* **Given instruction**
Set the listing down unchanged, minus every embedded image.

◆ ◆ ◆ ◆ ◆

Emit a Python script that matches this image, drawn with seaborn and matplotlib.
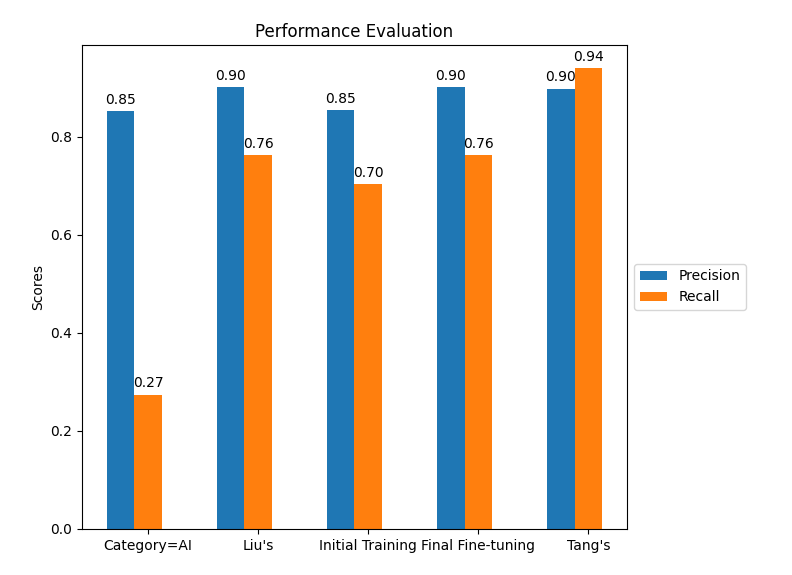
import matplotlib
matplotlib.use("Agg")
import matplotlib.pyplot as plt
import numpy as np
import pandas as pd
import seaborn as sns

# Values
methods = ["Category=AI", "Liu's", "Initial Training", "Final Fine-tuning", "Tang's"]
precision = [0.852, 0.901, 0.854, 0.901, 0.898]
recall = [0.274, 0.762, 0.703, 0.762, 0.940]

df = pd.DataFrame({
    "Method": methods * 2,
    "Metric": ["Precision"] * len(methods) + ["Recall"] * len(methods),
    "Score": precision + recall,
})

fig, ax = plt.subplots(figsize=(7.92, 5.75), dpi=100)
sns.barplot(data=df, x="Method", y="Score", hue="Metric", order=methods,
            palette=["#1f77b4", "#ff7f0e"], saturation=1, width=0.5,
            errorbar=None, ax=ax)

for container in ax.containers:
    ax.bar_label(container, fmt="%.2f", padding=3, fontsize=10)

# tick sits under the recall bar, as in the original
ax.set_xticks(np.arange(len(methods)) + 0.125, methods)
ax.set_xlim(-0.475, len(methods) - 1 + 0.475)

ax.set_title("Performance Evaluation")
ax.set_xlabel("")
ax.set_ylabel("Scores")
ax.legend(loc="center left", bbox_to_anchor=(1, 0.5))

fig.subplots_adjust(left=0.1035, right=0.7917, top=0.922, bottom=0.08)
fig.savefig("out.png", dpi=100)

◆ ◆ ◆ ◆ ◆

* **Solution**
Emit a Python script that matches this image, drawn with seaborn and matplotlib.
import matplotlib
matplotlib.use("Agg")
import matplotlib.pyplot as plt
import numpy as np
import pandas as pd
import seaborn as sns

# Values
methods = ["Category=AI", "Liu's", "Initial Training", "Final Fine-tuning", "Tang's"]
precision = [0.852, 0.901, 0.854, 0.901, 0.898]
recall = [0.274, 0.762, 0.703, 0.762, 0.940]

df = pd.DataFrame({
    "Method": methods * 2,
    "Metric": ["Precision"] * len(methods) + ["Recall"] * len(methods),
    "Score": precision + recall,
})

fig, ax = plt.subplots(figsize=(7.92, 5.75), dpi=100)
sns.barplot(data=df, x="Method", y="Score", hue="Metric", order=methods,
            palette=["#1f77b4", "#ff7f0e"], saturation=1, width=0.5,
            errorbar=None, ax=ax)

for container in ax.containers:
    ax.bar_label(container, fmt="%.2f", padding=3, fontsize=10)

# tick sits under the recall bar, as in the original
ax.set_xticks(np.arange(len(methods)) + 0.125, methods)
ax.set_xlim(-0.475, len(methods) - 1 + 0.475)

ax.set_title("Performance Evaluation")
ax.set_xlabel("")
ax.set_ylabel("Scores")
ax.legend(loc="center left", bbox_to_anchor=(1, 0.5))

fig.subplots_adjust(left=0.1035, right=0.7917, top=0.922, bottom=0.08)
fig.savefig("out.png", dpi=100)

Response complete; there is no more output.